Member of the East African Legislative Assembly
- In office 2001–2006
- Constituency: Kenya

Member of the National Assembly of Kenya
- In office 2007–2013

Personal details
- Born: 1947 (age 78–79) Tungulu, Bura, Taita-Taveta County, Kenya
- Occupation: Politician, Educator

= Calist Andrew Mwatela =

Kenyan politician and educator

Calist Andrew Mwatela (born 1947) is a Kenyan politician and educator. He was a member of the East African Legislative Assembly, representing Kenya from 2001 to 2006. He represented Mwatate Constituency in the National Assembly of Kenya on an Orange Democratic Movement ticket. He was elected in 2007, but was unable to defend his seat in the 2013 general election.

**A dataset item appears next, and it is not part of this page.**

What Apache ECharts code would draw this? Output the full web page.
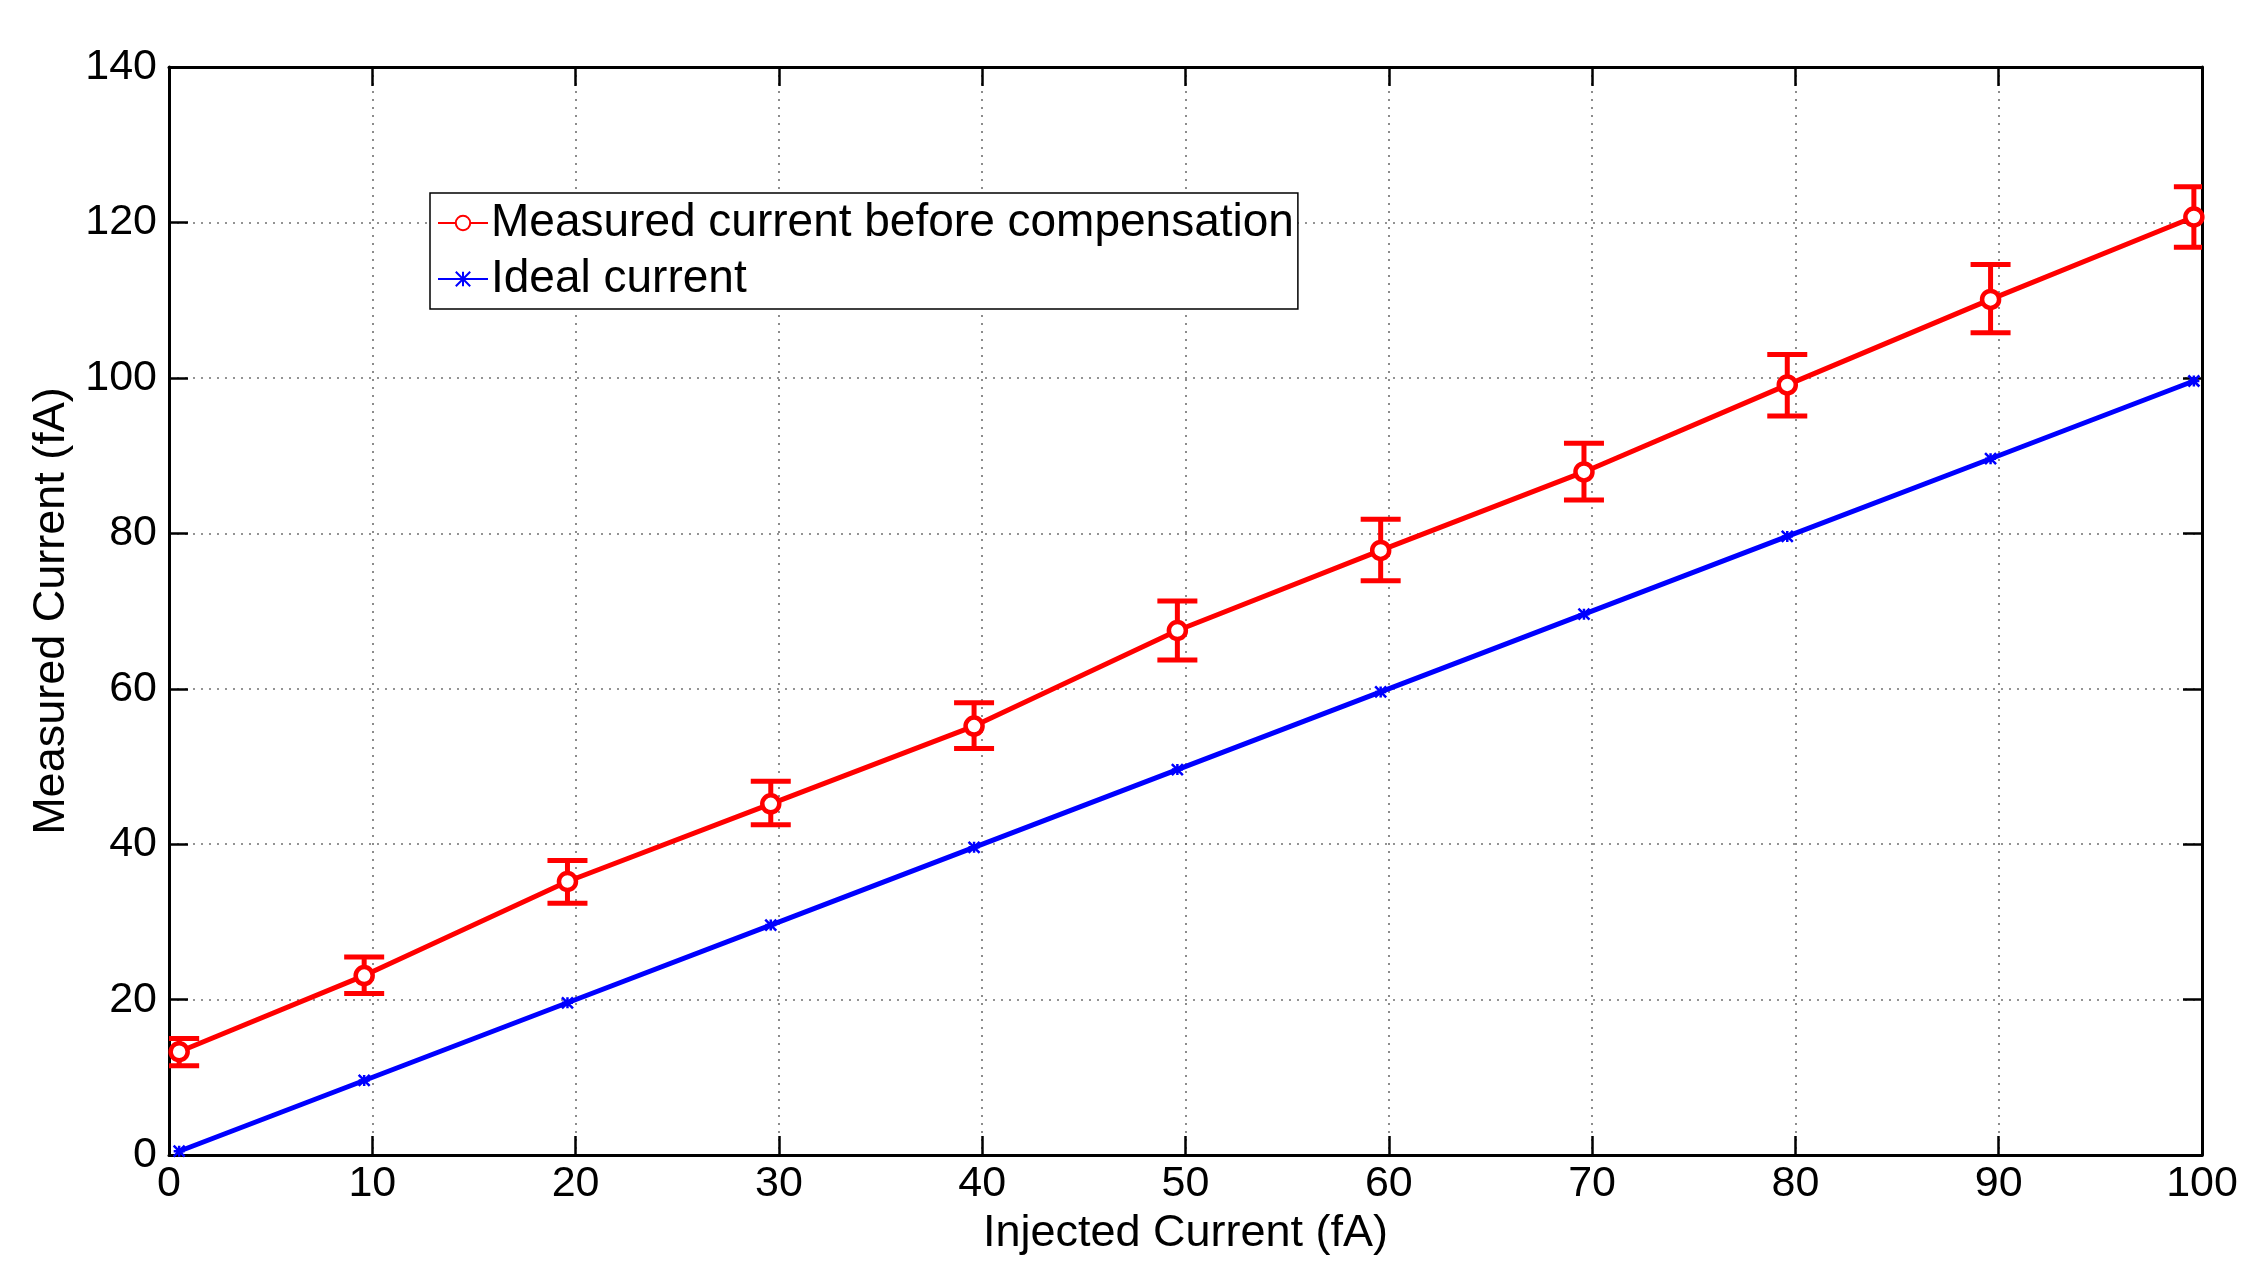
<!DOCTYPE html>
<html>
<head>
<meta charset="utf-8">
<script src="https://cdn.jsdelivr.net/npm/echarts@6/dist/echarts.min.js"></script>
<style>
html,body{margin:0;padding:0;background:#fff;overflow:hidden;}
#chart{width:2245px;height:1261px;}
</style>
</head>
<body>
<div id="chart"></div>
<script>
// ---- data ----
const injected = [0.5, 9.6, 19.6, 29.6, 39.6, 49.6, 59.6, 69.6, 79.6, 89.6, 99.6];
const measured = [13.3, 23.1, 35.2, 45.2, 55.2, 67.5, 77.8, 87.9, 99.1, 110.1, 120.7];
const errLow   = [11.5, 20.8, 32.4, 42.5, 52.3, 63.7, 73.9, 84.3, 95.1, 105.8, 116.8];
const errHigh  = [15.0, 25.5, 37.9, 48.1, 58.2, 71.3, 81.8, 91.6, 103.0, 114.6, 124.6];
const ideal    = [0.5, 9.6, 19.6, 29.6, 39.6, 49.6, 59.6, 69.6, 79.6, 89.6, 99.6];
const seriesNames = ['Measured current before compensation', 'Ideal current'];
const xAxisName = 'Injected Current (fA)';
const yAxisName = 'Measured Current (fA)';

const FONT = '"Liberation Sans", Arial, Helvetica, sans-serif';
const chart = echarts.init(document.getElementById('chart'));

const measuredData = injected.map((x, i) => [x, measured[i]]);
const idealData = injected.map((x, i) => [x, ideal[i]]);
const errData = injected.map((x, i) => [x, errLow[i], errHigh[i]]);

const tick = {show: true, inside: true, length: 19, lineStyle: {color: '#000', width: 2.5}};
const axLine = {show: true, onZero: false, lineStyle: {color: '#000', width: 3}};
const grid = {show: true, lineStyle: {color: '#707070', width: 1.6, type: [2, 6]}};
const label = {fontSize: 43, color: '#000', fontFamily: FONT};

const option = {
  backgroundColor: '#fff',
  animation: false,
  grid: {left: 169, right: 43, top: 67, bottom: 94, containLabel: false},
  legend: {
    data: seriesNames,
    orient: 'vertical',
    left: 430, top: 193,
    itemWidth: 50, itemHeight: 18, itemGap: 10,
    padding: [7, 4, 7, 7],
    backgroundColor: '#fff',
    borderColor: '#000', borderWidth: 1.5, borderRadius: 0,
    textStyle: {fontSize: 46, color: '#000', fontFamily: FONT, padding: [0, 0, 0, -2]}
  },
  xAxis: [{
    type: 'value', min: 0, max: 100, interval: 10, position: 'bottom',
    name: xAxisName, nameLocation: 'middle', nameGap: 45,
    nameTextStyle: {fontSize: 45, color: '#000', fontFamily: FONT, verticalAlign: 'top'},
    axisLine: axLine, axisTick: tick, splitLine: grid,
    axisLabel: Object.assign({margin: 8}, label)
  }, {
    type: 'value', min: 0, max: 100, interval: 10, position: 'top',
    axisLine: axLine, axisTick: tick, splitLine: {show: false}, axisLabel: {show: false}
  }],
  yAxis: [{
    type: 'value', min: 0, max: 140, interval: 20, position: 'left',
    name: yAxisName, nameLocation: 'middle', nameGap: 93,
    nameTextStyle: {fontSize: 45, color: '#000', fontFamily: FONT},
    axisLine: axLine, axisTick: tick, splitLine: grid,
    axisLabel: Object.assign({margin: 12}, label)
  }, {
    type: 'value', min: 0, max: 140, interval: 20, position: 'right',
    axisLine: axLine, axisTick: tick, splitLine: {show: false}, axisLabel: {show: false}
  }],
  series: [
    {
      name: 'errorbars',
      type: 'custom',
      xAxisIndex: 0, yAxisIndex: 0,
      clip: true,
      z: 3,
      data: errData,
      renderItem: function (params, api) {
        const x = api.value(0);
        const lo = api.coord([x, api.value(1)]);
        const hi = api.coord([x, api.value(2)]);
        const hw = 20;
        const st = {stroke: '#ff0000', lineWidth: 5};
        return {
          type: 'group',
          children: [
            {type: 'line', shape: {x1: lo[0], y1: lo[1], x2: hi[0], y2: hi[1]}, style: st},
            {type: 'line', shape: {x1: lo[0] - hw, y1: lo[1], x2: lo[0] + hw, y2: lo[1]}, style: st},
            {type: 'line', shape: {x1: hi[0] - hw, y1: hi[1], x2: hi[0] + hw, y2: hi[1]}, style: st}
          ]
        };
      }
    },
    {
      name: seriesNames[0],
      type: 'line',
      data: measuredData,
      z: 4,
      symbol: 'circle', symbolSize: 17,
      showAllSymbol: true,
      lineStyle: {color: '#ff0000', width: 5},
      itemStyle: {color: '#ffffff', borderColor: '#ff0000', borderWidth: 4.5},
      emphasis: {disabled: true}
    },
    {
      name: seriesNames[1],
      type: 'line',
      data: idealData,
      z: 4,
      symbol: 'path://M0,0L10,10M10,0L0,10M5,0L5,10M0,5L10,5', symbolSize: 11,
      showAllSymbol: true,
      lineStyle: {color: '#0000ff', width: 5},
      itemStyle: {color: '#0000ff', borderColor: '#0000ff', borderWidth: 2.5},
      emphasis: {disabled: true}
    }
  ]
};
chart.setOption(option);
</script>
</body>
</html>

He was born in Tungulu village in Bura, which is part of Taita-Taveta County. He worked as a primary school teacher, and during this time, he authored several school textbooks. He joined active politics, vying for the Mwatate seat with the Democratic Party of Kenya, then led by former Kenyan president Mwai Kibaki. He is married to Jacinta Mwatela, who served as deputy governor at the Central Bank of Kenya from 2005 to 2008.

He served as the assistant minister for Education during his term as member of parliament.